(What you have to do):
Which lines in the records below contain the word "with"? Copy each of them.

-- BEGIN Listing --

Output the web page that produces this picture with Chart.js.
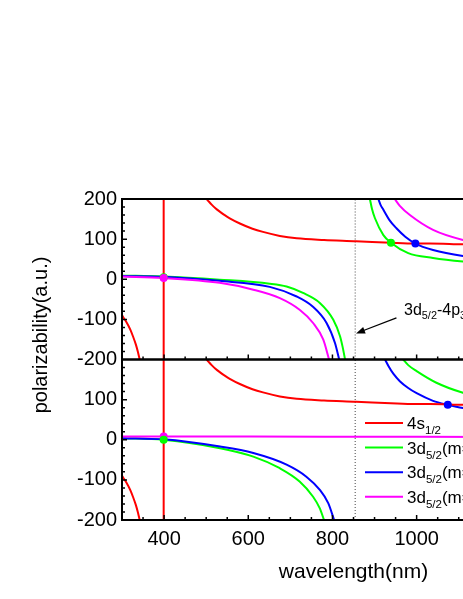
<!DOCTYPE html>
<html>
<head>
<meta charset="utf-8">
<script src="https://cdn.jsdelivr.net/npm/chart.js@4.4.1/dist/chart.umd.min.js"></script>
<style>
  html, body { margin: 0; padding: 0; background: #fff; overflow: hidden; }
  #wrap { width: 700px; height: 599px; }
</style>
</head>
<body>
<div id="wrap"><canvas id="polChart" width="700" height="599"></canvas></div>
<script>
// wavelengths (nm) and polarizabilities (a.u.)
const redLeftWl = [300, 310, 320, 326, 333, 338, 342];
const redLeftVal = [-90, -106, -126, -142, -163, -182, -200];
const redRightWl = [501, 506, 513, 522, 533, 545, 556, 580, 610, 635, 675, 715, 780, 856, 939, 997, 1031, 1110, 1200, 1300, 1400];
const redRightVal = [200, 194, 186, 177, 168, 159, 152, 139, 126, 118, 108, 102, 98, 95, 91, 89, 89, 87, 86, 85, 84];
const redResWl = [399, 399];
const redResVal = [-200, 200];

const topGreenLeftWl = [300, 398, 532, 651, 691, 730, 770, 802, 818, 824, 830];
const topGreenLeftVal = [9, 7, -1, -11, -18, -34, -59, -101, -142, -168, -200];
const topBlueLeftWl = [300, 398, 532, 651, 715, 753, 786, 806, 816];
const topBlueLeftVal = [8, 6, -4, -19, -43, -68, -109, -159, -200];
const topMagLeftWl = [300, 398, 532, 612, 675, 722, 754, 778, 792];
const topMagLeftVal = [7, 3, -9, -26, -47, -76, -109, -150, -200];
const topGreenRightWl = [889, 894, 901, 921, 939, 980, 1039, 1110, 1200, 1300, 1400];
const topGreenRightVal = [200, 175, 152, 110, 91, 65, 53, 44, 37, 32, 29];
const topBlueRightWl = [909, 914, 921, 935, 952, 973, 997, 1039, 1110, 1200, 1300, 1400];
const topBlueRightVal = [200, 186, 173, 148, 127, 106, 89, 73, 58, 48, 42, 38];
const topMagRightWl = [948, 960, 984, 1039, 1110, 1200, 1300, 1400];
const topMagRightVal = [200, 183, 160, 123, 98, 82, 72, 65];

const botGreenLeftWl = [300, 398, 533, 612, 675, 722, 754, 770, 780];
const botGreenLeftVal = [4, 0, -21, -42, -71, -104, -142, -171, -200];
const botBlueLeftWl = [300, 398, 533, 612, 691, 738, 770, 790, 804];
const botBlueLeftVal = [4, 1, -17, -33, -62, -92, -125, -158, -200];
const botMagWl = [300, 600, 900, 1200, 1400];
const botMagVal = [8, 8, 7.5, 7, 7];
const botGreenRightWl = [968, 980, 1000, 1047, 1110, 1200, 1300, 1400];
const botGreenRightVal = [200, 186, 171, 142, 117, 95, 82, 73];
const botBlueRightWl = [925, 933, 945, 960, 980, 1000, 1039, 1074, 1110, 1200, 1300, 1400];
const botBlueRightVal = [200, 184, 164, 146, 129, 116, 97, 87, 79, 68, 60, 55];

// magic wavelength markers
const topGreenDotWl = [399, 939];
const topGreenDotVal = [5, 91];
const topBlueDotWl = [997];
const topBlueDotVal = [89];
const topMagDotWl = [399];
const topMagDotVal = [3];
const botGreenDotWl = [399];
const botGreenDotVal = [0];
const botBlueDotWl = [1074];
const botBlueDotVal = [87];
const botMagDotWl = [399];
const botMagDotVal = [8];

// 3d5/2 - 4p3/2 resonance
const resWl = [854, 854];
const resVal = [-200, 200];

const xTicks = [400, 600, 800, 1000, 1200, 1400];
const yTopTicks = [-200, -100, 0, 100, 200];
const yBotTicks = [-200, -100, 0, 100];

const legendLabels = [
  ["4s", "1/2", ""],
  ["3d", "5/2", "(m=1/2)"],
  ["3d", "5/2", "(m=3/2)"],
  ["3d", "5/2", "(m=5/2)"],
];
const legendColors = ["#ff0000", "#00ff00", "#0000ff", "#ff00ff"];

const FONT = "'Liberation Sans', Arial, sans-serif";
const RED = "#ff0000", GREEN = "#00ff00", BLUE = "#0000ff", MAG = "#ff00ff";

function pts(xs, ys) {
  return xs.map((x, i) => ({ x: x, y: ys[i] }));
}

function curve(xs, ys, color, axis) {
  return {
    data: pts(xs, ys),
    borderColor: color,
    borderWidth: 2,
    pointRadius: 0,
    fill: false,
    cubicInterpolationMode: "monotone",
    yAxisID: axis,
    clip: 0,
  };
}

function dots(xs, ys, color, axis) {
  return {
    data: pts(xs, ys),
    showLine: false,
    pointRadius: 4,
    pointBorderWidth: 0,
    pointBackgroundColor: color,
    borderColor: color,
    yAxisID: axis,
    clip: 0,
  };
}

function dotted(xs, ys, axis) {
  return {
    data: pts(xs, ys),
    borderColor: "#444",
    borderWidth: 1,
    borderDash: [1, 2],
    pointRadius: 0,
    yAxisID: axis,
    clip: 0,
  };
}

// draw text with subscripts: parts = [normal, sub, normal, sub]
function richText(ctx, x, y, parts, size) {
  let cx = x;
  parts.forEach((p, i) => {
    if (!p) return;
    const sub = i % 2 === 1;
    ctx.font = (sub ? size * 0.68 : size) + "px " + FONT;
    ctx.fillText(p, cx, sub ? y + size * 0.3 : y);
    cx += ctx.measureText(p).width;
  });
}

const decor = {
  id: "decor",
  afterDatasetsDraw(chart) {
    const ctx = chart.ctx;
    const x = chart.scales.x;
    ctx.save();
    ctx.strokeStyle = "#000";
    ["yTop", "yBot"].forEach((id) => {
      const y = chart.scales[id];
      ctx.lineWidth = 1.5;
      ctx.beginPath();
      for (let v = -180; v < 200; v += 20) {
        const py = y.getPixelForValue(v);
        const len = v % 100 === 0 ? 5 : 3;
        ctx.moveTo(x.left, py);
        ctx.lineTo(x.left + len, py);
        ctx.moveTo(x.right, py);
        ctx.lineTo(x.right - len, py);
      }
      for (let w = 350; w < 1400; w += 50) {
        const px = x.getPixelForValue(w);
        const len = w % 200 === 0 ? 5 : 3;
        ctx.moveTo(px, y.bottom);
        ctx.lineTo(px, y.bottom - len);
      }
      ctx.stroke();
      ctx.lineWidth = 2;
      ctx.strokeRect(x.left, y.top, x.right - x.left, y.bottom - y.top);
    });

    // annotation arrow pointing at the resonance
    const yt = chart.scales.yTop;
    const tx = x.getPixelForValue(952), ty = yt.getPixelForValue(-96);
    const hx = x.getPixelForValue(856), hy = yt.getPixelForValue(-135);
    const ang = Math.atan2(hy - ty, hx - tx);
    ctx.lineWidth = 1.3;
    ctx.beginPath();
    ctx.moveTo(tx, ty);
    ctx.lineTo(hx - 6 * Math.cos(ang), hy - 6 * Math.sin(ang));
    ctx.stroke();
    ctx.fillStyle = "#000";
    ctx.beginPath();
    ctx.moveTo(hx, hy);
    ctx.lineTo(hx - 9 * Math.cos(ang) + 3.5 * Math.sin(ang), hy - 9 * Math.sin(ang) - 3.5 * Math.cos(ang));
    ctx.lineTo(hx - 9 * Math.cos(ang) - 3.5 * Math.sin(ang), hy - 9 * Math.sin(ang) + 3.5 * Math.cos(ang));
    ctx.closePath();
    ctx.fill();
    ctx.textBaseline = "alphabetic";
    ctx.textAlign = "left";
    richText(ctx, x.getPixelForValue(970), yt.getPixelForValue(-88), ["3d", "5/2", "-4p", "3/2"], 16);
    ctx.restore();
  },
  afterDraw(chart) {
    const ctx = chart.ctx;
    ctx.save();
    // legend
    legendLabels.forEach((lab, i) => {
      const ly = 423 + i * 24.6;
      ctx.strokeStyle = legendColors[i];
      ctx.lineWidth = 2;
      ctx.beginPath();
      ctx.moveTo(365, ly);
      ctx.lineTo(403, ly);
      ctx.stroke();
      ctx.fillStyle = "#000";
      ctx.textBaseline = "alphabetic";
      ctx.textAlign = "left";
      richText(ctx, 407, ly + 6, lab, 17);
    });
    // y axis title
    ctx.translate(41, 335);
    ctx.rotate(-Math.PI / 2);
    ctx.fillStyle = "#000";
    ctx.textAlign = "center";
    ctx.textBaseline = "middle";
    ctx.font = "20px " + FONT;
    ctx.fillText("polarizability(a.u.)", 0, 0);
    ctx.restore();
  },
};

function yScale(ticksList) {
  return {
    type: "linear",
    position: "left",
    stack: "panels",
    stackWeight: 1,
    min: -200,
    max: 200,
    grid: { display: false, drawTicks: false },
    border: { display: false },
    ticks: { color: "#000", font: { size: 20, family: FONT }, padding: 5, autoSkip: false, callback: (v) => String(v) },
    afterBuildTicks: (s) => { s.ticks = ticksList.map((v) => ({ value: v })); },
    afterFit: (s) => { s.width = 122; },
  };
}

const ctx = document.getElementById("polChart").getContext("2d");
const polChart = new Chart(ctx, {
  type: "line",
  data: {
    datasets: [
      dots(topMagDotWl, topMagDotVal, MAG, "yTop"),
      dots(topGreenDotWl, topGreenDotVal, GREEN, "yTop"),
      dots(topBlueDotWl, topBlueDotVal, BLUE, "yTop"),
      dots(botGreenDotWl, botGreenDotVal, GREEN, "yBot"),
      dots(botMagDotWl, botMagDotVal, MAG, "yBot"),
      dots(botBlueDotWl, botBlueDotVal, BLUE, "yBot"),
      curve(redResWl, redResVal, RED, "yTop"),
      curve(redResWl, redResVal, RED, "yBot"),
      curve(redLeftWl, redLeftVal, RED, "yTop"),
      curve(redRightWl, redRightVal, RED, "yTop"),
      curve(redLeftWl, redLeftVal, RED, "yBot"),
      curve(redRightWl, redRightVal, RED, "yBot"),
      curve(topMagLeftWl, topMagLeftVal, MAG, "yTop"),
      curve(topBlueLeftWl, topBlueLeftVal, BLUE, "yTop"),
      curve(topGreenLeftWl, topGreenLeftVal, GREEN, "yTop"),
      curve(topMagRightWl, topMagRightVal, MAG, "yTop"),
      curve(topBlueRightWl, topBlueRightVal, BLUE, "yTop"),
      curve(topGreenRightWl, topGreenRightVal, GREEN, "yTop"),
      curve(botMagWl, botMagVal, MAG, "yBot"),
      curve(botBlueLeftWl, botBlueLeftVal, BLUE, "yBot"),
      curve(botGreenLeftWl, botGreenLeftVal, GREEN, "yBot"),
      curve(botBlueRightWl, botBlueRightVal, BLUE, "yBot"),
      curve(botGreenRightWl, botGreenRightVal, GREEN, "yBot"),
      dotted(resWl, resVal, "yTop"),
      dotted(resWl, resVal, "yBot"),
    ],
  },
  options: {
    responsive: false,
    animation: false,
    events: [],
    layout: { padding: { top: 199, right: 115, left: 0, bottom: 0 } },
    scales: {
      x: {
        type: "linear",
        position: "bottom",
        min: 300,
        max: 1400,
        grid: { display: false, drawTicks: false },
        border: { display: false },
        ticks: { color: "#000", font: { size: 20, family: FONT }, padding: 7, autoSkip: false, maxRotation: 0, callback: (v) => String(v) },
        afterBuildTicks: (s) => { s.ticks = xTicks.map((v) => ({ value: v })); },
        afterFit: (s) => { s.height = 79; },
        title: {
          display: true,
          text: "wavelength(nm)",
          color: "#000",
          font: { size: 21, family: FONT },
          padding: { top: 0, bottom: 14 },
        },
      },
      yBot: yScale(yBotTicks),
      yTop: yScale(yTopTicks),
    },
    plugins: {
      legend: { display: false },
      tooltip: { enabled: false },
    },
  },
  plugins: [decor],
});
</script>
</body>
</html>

-- END Listing --
-- BEGIN Listing --

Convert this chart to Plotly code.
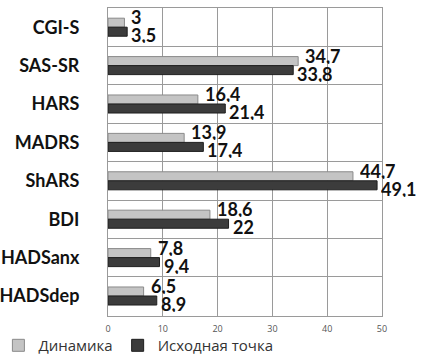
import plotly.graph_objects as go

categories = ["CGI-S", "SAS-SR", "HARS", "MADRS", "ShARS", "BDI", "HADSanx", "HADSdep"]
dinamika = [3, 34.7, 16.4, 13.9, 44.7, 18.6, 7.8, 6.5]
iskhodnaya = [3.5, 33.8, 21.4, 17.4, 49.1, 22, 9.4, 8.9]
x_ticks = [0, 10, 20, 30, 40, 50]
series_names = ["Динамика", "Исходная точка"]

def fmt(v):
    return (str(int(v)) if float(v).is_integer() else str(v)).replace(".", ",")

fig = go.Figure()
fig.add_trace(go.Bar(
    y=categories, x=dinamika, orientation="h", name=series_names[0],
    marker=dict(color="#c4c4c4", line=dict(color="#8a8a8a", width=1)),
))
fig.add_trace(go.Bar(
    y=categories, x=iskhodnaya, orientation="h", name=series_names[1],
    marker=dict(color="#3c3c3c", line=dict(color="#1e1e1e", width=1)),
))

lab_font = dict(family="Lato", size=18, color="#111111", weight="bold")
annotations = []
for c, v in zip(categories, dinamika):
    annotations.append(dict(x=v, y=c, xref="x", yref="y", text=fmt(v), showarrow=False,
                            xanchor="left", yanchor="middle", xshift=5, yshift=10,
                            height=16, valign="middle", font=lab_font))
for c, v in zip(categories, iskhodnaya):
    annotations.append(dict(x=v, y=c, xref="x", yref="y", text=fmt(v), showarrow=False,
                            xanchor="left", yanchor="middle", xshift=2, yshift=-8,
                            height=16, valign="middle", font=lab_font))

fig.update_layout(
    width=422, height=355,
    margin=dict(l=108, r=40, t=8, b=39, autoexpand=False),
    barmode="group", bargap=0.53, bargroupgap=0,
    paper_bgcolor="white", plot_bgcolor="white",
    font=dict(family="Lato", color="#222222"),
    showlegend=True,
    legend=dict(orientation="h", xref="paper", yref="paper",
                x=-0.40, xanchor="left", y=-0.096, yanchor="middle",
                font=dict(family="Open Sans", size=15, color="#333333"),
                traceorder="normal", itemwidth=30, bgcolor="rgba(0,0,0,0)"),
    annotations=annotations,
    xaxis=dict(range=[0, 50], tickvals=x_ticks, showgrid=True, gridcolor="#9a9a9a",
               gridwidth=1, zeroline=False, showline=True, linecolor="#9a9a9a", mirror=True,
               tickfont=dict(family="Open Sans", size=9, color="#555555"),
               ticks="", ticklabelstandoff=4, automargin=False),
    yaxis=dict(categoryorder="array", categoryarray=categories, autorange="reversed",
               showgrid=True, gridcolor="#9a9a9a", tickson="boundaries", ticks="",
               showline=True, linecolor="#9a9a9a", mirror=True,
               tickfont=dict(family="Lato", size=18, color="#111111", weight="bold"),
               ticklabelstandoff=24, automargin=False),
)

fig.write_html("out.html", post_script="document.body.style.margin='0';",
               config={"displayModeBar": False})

-- END Listing --

(Complete output):
Output the web page that produces this picture with Chart.js.
// draw text with subscripts: parts = [normal, sub, normal, sub]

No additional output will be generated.